No catastrophe challenges treasured beliefs and cherished hopes more than the Holocaust, Nazi Germany’s genocide against the European Jews during World War II. Fueled by virulent, racist anti-Semitism, that disaster, which targeted Judaism as well as every Jewish life within the Third Reich’s lethal grasp, still underlines the fragile status of human rights and ethics, still undercuts optimism about human ‘progress, ‘ and still undermines confidence about God’s moral authority, providential engagement with human history, and even God’s existence itself.
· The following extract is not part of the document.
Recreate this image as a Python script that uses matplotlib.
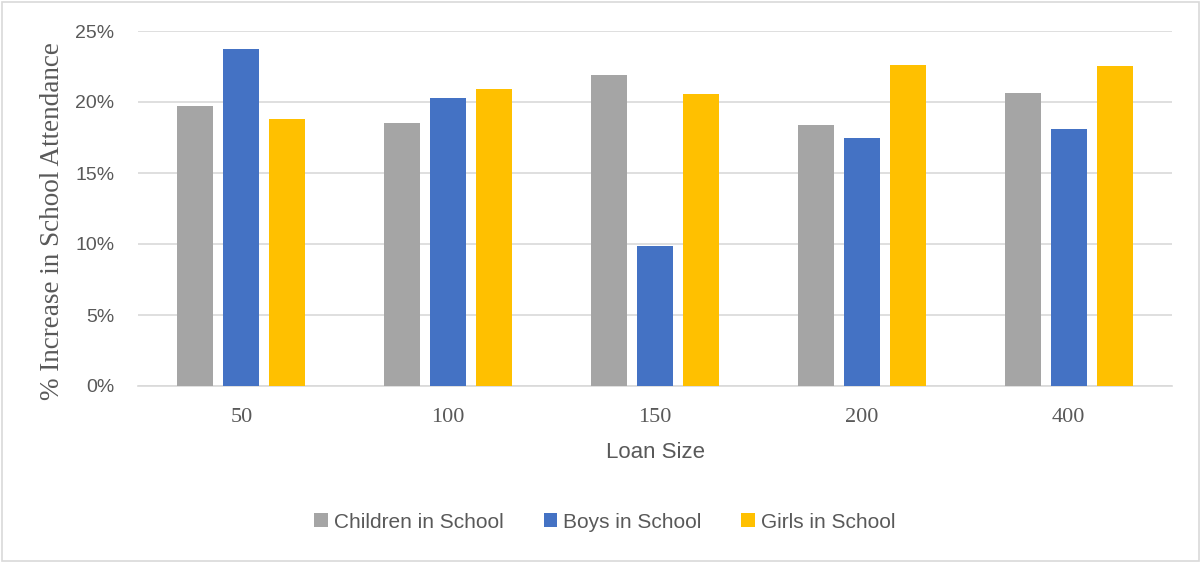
import matplotlib
matplotlib.use("Agg")
import matplotlib.pyplot as plt
import numpy as np
from matplotlib.ticker import PercentFormatter
from matplotlib.patches import Rectangle

categories = ["50", "100", "150", "200", "400"]
children = [19.7, 18.5, 21.9, 18.4, 20.6]
boys = [23.7, 20.3, 9.85, 17.45, 18.1]
girls = [18.8, 20.95, 20.55, 22.6, 22.55]
series_names = ["Children in School", "Boys in School", "Girls in School"]
colors = ["#A5A5A5", "#4472C4", "#FFC000"]
yticks = [0, 5, 10, 15, 20, 25]

fig = plt.figure(figsize=(12.01, 5.62), dpi=100)
ax = fig.add_axes([138/1201, 1-386/562, (1172-138)/1201, (386-31)/562])

x = np.arange(len(categories))
w = 0.174
step = 0.2224
for i, (vals, name, c) in enumerate(zip([children, boys, girls], series_names, colors)):
    ax.bar(x + (i-1)*step, vals, width=w, color=c, label=name, zorder=3)

ax.set_xlim(-0.5, len(categories)-0.5)
ax.set_ylim(0, 25)
ax.set_yticks(yticks)
ax.yaxis.set_major_formatter(PercentFormatter(decimals=0))
ax.grid(axis="y", color="#D9D9D9", linewidth=1.2, zorder=0)
for s in ["top", "right", "left"]:
    ax.spines[s].set_visible(False)
ax.spines["bottom"].set_color("#D9D9D9")
ax.spines["bottom"].set_linewidth(1.2)
ax.tick_params(axis="both", length=0)
ax.tick_params(axis="y", pad=17, labelcolor="#595959", labelsize=14)
for lbl in ax.get_yticklabels():
    lbl.set_family("Liberation Sans")
ax.set_xticks(x)
ax.set_xticklabels(categories, family="Liberation Serif", fontsize=16, color="#595959")
ax.tick_params(axis="x", pad=16)

fig.text(655/1201, 1-453/562, "Loan Size", ha="center", va="center",
         family="Liberation Sans", fontsize=16, color="#595959")
fig.text(53/1201, 1-221/562, "% Increase in School Attendance", rotation=90,
         ha="center", va="center", family="Liberation Serif", fontsize=19.5, color="#595959")

leg = fig.legend(loc="center", bbox_to_anchor=(605/1201, 1-522/562), ncol=3, frameon=False,
                 prop={"family": "Liberation Sans", "size": 15}, handlelength=0.65,
                 handleheight=0.65, columnspacing=1.9, handletextpad=0.3)
for t in leg.get_texts():
    t.set_color("#595959")

fig.patches.append(Rectangle((0.002, 0.002), 0.996, 0.995, transform=fig.transFigure,
                             fill=False, edgecolor="#D9D9D9", linewidth=1.2))

fig.savefig("out.png", dpi=100)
Elie Wiesel, who died in 2016, was one of the relatively few Jews who survived Auschwitz. Before and after receiving the Nobel Peace Prize in 1986, he wrote profoundly in varied genres about the reverberations of the Holocaust. In A Consuming Fire, John K. Roth, a Christian philosopher transformed by Wiesel’s writings and friendship, explores how to cope constructively with the daunting realization that Christianity and Western philosophy were deeply implicated in the Nazi genocide–so much so that, in the case of Christianity, one can credibly argue: No Christianity = No Holocaust.
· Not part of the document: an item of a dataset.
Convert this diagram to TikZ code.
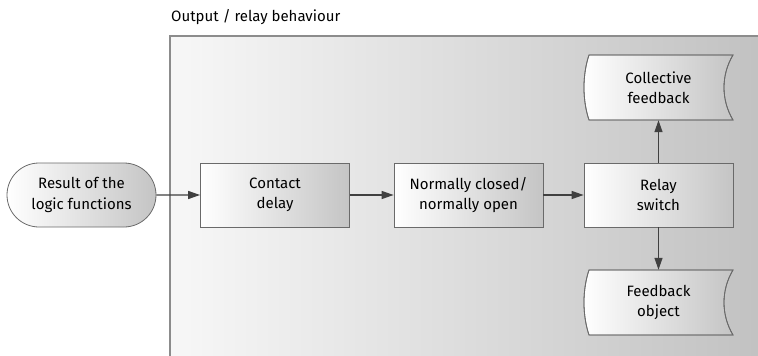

A Consuming Fire is not a biography, a literary analysis, a philosophical critique, or a history. Instead it offers a story all its own–one that seeks to enliven a post-Holocaust Christian humanism, an outlook that Roth shares by underscoring his own journey, his quest to be responsible and accountable, as he responds to Holocaust challenges intensified poignantly and insistently by Wiesel’s testimony.
Circa l’autore
John K. Roth is the Edward J. Sexton Professor Emeritus of Philosophy and the founding director of the Center for the Study of the Holocaust, Genocide, and Human Rights (now the Mgrublian Center for Human Rights) at Claremont Mc Kenna College. He is the author or editor of more than fifty books, including The Oxford Handbook of Holocaust Studies and The Failures of Ethics: Confronting the Holocaust, Genocide, and Other Mass Atrocities.